--- START ---

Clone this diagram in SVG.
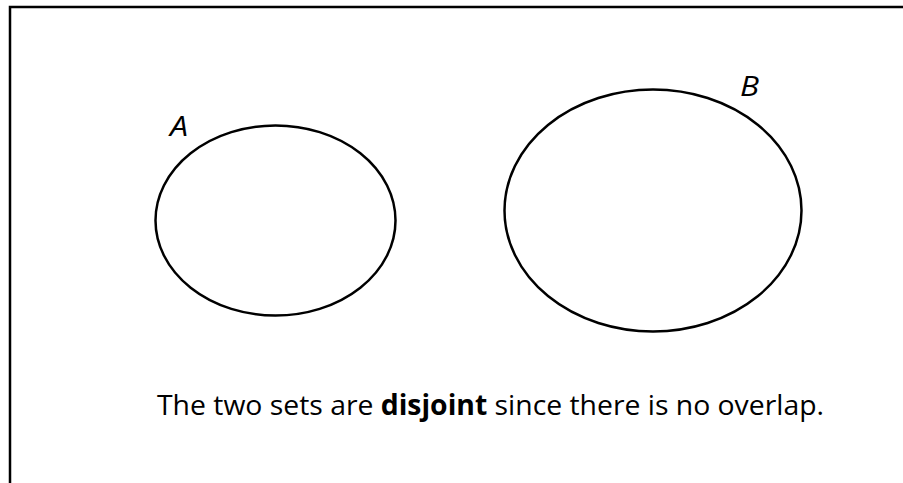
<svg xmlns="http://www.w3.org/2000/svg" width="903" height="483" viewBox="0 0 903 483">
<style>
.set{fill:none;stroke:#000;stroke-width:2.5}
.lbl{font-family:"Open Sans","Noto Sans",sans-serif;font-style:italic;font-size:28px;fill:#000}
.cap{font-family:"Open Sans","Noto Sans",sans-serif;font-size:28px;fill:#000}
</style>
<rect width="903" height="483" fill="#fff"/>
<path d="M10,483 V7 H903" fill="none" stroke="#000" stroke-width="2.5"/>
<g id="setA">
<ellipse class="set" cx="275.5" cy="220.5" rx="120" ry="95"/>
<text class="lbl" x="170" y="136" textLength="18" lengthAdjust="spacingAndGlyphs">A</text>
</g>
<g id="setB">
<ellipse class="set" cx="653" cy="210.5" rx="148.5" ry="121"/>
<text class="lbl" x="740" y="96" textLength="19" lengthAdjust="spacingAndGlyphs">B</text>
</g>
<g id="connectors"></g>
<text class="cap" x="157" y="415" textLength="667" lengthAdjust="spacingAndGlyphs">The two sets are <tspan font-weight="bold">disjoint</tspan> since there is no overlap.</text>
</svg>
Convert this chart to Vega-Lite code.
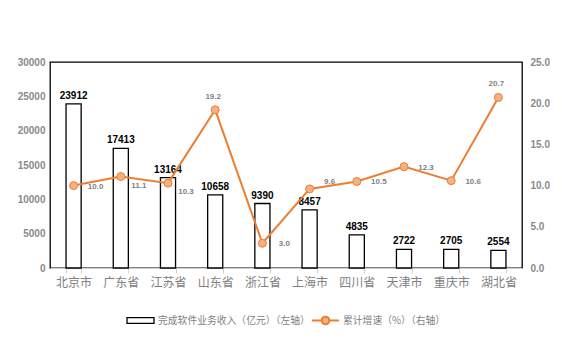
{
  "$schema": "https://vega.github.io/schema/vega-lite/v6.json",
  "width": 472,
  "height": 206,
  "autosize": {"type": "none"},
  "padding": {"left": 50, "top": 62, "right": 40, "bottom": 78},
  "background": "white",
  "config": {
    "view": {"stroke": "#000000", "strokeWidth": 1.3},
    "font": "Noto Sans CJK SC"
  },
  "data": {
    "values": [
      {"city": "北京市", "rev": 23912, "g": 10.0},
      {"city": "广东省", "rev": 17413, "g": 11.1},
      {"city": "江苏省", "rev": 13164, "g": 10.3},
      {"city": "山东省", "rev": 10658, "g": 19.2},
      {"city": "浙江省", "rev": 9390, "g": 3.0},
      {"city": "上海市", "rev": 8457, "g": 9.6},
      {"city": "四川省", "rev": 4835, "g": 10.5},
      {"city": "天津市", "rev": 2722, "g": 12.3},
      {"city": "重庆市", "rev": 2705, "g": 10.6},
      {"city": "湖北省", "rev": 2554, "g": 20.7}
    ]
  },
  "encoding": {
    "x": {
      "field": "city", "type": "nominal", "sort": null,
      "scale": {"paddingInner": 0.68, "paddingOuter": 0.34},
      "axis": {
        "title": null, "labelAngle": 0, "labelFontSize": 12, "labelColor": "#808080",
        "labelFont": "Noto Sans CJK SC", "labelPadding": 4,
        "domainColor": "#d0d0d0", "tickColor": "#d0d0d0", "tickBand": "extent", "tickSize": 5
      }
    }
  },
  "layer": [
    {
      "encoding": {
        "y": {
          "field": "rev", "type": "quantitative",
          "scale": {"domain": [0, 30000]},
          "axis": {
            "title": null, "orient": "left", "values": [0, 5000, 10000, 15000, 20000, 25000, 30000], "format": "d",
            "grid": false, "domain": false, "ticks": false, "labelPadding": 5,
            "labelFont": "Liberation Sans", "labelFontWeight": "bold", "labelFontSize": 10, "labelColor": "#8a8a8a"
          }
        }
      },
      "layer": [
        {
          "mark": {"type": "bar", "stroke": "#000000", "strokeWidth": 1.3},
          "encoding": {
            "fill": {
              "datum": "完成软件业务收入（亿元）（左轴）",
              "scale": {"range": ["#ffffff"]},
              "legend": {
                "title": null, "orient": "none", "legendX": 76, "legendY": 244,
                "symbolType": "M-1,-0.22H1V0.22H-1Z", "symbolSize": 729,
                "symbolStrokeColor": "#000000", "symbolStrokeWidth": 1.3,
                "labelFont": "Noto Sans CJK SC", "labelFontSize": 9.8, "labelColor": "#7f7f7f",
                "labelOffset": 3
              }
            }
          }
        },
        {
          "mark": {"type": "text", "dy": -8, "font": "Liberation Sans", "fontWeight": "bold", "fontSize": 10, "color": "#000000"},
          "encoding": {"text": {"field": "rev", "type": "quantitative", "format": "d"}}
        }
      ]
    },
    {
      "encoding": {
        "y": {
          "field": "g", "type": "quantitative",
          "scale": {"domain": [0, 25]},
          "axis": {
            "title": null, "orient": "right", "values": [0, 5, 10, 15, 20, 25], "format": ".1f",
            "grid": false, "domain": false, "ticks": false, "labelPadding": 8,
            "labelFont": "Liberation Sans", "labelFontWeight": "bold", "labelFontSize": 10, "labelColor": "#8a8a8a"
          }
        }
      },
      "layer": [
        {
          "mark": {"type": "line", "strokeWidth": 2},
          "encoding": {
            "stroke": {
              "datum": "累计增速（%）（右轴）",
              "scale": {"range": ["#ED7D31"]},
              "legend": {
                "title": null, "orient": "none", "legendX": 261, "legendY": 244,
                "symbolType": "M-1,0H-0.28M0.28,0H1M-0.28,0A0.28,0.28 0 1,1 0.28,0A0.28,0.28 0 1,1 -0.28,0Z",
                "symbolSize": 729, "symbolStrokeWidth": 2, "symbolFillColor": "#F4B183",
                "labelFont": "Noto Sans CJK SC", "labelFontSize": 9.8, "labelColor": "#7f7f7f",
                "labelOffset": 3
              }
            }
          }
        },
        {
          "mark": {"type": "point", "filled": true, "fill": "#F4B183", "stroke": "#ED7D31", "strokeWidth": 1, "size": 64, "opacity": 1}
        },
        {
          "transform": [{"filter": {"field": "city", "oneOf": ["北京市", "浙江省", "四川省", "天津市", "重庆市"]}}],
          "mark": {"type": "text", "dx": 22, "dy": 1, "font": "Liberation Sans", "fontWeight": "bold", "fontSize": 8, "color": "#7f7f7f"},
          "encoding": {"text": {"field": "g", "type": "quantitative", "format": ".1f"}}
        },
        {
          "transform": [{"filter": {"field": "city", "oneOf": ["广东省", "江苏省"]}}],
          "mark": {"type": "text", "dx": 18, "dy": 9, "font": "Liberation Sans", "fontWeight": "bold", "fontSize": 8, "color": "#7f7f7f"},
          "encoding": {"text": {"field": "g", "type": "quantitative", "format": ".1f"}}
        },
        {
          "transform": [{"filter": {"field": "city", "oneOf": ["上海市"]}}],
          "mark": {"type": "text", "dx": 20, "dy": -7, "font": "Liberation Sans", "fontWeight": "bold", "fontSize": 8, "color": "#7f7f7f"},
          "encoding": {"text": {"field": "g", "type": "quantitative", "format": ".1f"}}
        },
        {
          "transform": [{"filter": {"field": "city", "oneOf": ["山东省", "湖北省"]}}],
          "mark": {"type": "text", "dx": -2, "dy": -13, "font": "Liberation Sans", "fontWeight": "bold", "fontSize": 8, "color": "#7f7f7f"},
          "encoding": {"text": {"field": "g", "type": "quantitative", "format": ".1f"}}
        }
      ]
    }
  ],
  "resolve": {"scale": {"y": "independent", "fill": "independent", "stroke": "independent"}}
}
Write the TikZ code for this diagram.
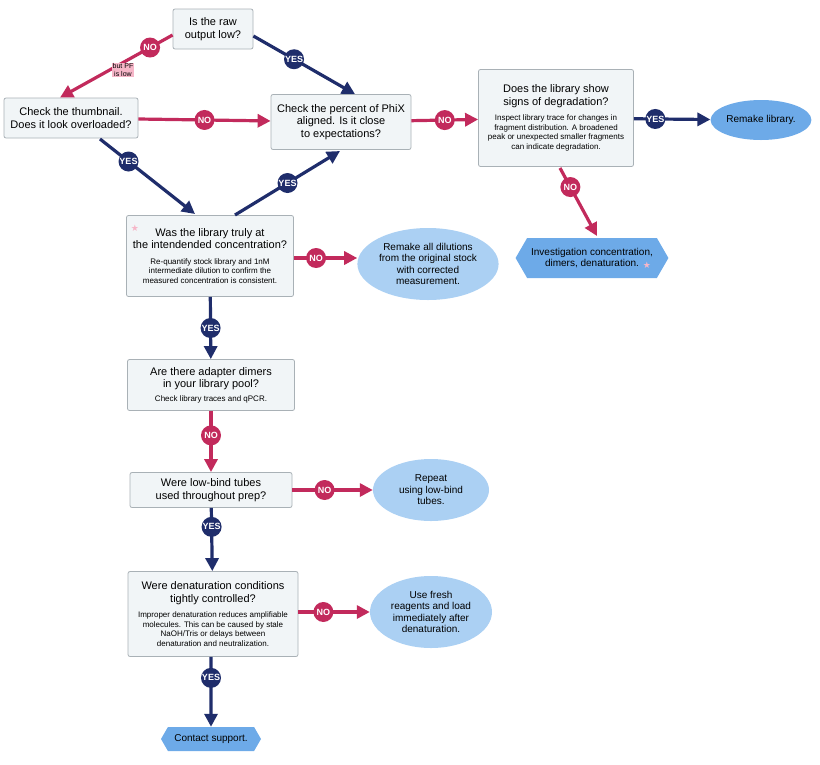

--- END ---

**Short exercise:** In the listing, find each line with the string "diagram" and copy it.

**Task solution:**
Clone this diagram in SVG.
Write the TikZ code for this diagram.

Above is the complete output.